• [Problem statement]: Read the data and repeat it in full, exactly.

• [Collected data]:
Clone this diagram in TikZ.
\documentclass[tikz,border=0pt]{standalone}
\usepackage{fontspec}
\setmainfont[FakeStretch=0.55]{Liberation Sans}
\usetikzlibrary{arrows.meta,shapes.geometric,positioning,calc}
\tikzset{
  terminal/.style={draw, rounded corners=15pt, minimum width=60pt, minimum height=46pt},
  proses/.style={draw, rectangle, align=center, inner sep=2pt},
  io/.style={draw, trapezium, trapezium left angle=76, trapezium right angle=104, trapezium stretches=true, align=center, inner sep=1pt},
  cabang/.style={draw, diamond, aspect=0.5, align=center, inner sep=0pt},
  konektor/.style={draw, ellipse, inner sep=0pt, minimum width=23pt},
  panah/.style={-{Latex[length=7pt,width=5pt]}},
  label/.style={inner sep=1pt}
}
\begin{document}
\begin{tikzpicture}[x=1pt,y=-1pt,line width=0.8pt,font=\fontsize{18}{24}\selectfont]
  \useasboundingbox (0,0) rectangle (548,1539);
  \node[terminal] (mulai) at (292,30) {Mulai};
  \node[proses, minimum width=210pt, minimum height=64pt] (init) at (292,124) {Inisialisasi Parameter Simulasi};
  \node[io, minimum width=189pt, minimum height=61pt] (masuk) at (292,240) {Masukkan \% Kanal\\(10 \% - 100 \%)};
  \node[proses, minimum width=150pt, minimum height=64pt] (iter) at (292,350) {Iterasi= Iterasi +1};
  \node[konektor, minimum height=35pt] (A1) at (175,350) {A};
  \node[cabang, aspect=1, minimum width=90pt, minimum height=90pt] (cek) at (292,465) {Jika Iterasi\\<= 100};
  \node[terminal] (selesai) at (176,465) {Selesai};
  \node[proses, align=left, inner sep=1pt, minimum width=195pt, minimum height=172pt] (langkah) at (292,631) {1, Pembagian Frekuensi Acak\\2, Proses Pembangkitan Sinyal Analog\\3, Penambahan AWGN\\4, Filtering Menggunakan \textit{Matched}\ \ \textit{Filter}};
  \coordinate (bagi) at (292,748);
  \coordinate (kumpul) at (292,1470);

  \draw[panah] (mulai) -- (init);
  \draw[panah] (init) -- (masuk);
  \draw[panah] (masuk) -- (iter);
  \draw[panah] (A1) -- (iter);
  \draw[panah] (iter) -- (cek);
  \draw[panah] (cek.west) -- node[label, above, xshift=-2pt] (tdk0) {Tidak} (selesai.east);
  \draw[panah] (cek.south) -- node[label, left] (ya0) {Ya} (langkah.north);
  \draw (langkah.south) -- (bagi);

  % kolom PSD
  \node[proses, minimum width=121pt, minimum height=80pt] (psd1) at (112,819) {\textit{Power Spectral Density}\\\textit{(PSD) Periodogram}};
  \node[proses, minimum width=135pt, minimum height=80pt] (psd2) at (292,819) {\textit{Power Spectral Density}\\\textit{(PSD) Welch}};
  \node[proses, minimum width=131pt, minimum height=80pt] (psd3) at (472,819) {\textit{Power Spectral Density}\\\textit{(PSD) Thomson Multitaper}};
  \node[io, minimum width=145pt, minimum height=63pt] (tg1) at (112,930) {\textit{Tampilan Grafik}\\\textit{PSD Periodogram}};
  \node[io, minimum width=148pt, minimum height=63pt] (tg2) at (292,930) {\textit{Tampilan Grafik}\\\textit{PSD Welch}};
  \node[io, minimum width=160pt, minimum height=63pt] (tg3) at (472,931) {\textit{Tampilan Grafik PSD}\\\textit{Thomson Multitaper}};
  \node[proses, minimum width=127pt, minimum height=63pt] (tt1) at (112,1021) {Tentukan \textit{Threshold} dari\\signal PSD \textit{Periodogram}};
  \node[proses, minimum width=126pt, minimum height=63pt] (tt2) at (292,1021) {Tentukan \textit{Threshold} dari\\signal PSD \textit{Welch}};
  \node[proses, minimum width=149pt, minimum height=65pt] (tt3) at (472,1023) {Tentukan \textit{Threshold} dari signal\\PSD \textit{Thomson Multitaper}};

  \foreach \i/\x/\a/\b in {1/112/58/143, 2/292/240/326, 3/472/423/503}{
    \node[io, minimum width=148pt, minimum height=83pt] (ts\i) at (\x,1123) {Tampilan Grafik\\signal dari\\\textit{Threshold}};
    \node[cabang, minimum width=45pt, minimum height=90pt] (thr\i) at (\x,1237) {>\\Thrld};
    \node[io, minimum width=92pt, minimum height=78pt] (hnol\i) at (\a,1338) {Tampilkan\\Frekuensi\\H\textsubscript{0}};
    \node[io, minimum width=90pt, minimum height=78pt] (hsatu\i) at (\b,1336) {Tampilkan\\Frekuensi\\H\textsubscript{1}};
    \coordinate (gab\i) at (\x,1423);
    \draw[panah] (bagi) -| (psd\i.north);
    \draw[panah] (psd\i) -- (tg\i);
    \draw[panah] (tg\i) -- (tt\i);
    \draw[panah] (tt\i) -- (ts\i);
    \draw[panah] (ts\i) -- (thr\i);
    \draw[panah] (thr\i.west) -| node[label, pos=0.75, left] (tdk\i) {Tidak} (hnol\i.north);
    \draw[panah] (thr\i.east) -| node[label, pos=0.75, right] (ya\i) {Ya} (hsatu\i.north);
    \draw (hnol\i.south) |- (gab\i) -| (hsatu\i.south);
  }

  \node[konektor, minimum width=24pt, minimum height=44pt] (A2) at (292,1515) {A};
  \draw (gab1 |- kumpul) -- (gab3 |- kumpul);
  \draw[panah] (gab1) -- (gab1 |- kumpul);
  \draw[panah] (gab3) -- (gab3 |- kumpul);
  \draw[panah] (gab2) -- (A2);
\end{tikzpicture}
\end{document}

• [Solution to the problem]:
Clone this diagram in TikZ.
\documentclass[tikz,border=0pt]{standalone}
\usepackage{fontspec}
\setmainfont[FakeStretch=0.55]{Liberation Sans}
\usetikzlibrary{arrows.meta,shapes.geometric,positioning,calc}
\tikzset{
  terminal/.style={draw, rounded corners=15pt, minimum width=60pt, minimum height=46pt},
  proses/.style={draw, rectangle, align=center, inner sep=2pt},
  io/.style={draw, trapezium, trapezium left angle=76, trapezium right angle=104, trapezium stretches=true, align=center, inner sep=1pt},
  cabang/.style={draw, diamond, aspect=0.5, align=center, inner sep=0pt},
  konektor/.style={draw, ellipse, inner sep=0pt, minimum width=23pt},
  panah/.style={-{Latex[length=7pt,width=5pt]}},
  label/.style={inner sep=1pt}
}
\begin{document}
\begin{tikzpicture}[x=1pt,y=-1pt,line width=0.8pt,font=\fontsize{18}{24}\selectfont]
  \useasboundingbox (0,0) rectangle (548,1539);
  \node[terminal] (mulai) at (292,30) {Mulai};
  \node[proses, minimum width=210pt, minimum height=64pt] (init) at (292,124) {Inisialisasi Parameter Simulasi};
  \node[io, minimum width=189pt, minimum height=61pt] (masuk) at (292,240) {Masukkan \% Kanal\\(10 \% - 100 \%)};
  \node[proses, minimum width=150pt, minimum height=64pt] (iter) at (292,350) {Iterasi= Iterasi +1};
  \node[konektor, minimum height=35pt] (A1) at (175,350) {A};
  \node[cabang, aspect=1, minimum width=90pt, minimum height=90pt] (cek) at (292,465) {Jika Iterasi\\<= 100};
  \node[terminal] (selesai) at (176,465) {Selesai};
  \node[proses, align=left, inner sep=1pt, minimum width=195pt, minimum height=172pt] (langkah) at (292,631) {1, Pembagian Frekuensi Acak\\2, Proses Pembangkitan Sinyal Analog\\3, Penambahan AWGN\\4, Filtering Menggunakan \textit{Matched}\ \ \textit{Filter}};
  \coordinate (bagi) at (292,748);
  \coordinate (kumpul) at (292,1470);

  \draw[panah] (mulai) -- (init);
  \draw[panah] (init) -- (masuk);
  \draw[panah] (masuk) -- (iter);
  \draw[panah] (A1) -- (iter);
  \draw[panah] (iter) -- (cek);
  \draw[panah] (cek.west) -- node[label, above, xshift=-2pt] (tdk0) {Tidak} (selesai.east);
  \draw[panah] (cek.south) -- node[label, left] (ya0) {Ya} (langkah.north);
  \draw (langkah.south) -- (bagi);

  % kolom PSD
  \node[proses, minimum width=121pt, minimum height=80pt] (psd1) at (112,819) {\textit{Power Spectral Density}\\\textit{(PSD) Periodogram}};
  \node[proses, minimum width=135pt, minimum height=80pt] (psd2) at (292,819) {\textit{Power Spectral Density}\\\textit{(PSD) Welch}};
  \node[proses, minimum width=131pt, minimum height=80pt] (psd3) at (472,819) {\textit{Power Spectral Density}\\\textit{(PSD) Thomson Multitaper}};
  \node[io, minimum width=145pt, minimum height=63pt] (tg1) at (112,930) {\textit{Tampilan Grafik}\\\textit{PSD Periodogram}};
  \node[io, minimum width=148pt, minimum height=63pt] (tg2) at (292,930) {\textit{Tampilan Grafik}\\\textit{PSD Welch}};
  \node[io, minimum width=160pt, minimum height=63pt] (tg3) at (472,931) {\textit{Tampilan Grafik PSD}\\\textit{Thomson Multitaper}};
  \node[proses, minimum width=127pt, minimum height=63pt] (tt1) at (112,1021) {Tentukan \textit{Threshold} dari\\signal PSD \textit{Periodogram}};
  \node[proses, minimum width=126pt, minimum height=63pt] (tt2) at (292,1021) {Tentukan \textit{Threshold} dari\\signal PSD \textit{Welch}};
  \node[proses, minimum width=149pt, minimum height=65pt] (tt3) at (472,1023) {Tentukan \textit{Threshold} dari signal\\PSD \textit{Thomson Multitaper}};

  \foreach \i/\x/\a/\b in {1/112/58/143, 2/292/240/326, 3/472/423/503}{
    \node[io, minimum width=148pt, minimum height=83pt] (ts\i) at (\x,1123) {Tampilan Grafik\\signal dari\\\textit{Threshold}};
    \node[cabang, minimum width=45pt, minimum height=90pt] (thr\i) at (\x,1237) {>\\Thrld};
    \node[io, minimum width=92pt, minimum height=78pt] (hnol\i) at (\a,1338) {Tampilkan\\Frekuensi\\H\textsubscript{0}};
    \node[io, minimum width=90pt, minimum height=78pt] (hsatu\i) at (\b,1336) {Tampilkan\\Frekuensi\\H\textsubscript{1}};
    \coordinate (gab\i) at (\x,1423);
    \draw[panah] (bagi) -| (psd\i.north);
    \draw[panah] (psd\i) -- (tg\i);
    \draw[panah] (tg\i) -- (tt\i);
    \draw[panah] (tt\i) -- (ts\i);
    \draw[panah] (ts\i) -- (thr\i);
    \draw[panah] (thr\i.west) -| node[label, pos=0.75, left] (tdk\i) {Tidak} (hnol\i.north);
    \draw[panah] (thr\i.east) -| node[label, pos=0.75, right] (ya\i) {Ya} (hsatu\i.north);
    \draw (hnol\i.south) |- (gab\i) -| (hsatu\i.south);
  }

  \node[konektor, minimum width=24pt, minimum height=44pt] (A2) at (292,1515) {A};
  \draw (gab1 |- kumpul) -- (gab3 |- kumpul);
  \draw[panah] (gab1) -- (gab1 |- kumpul);
  \draw[panah] (gab3) -- (gab3 |- kumpul);
  \draw[panah] (gab2) -- (A2);
\end{tikzpicture}
\end{document}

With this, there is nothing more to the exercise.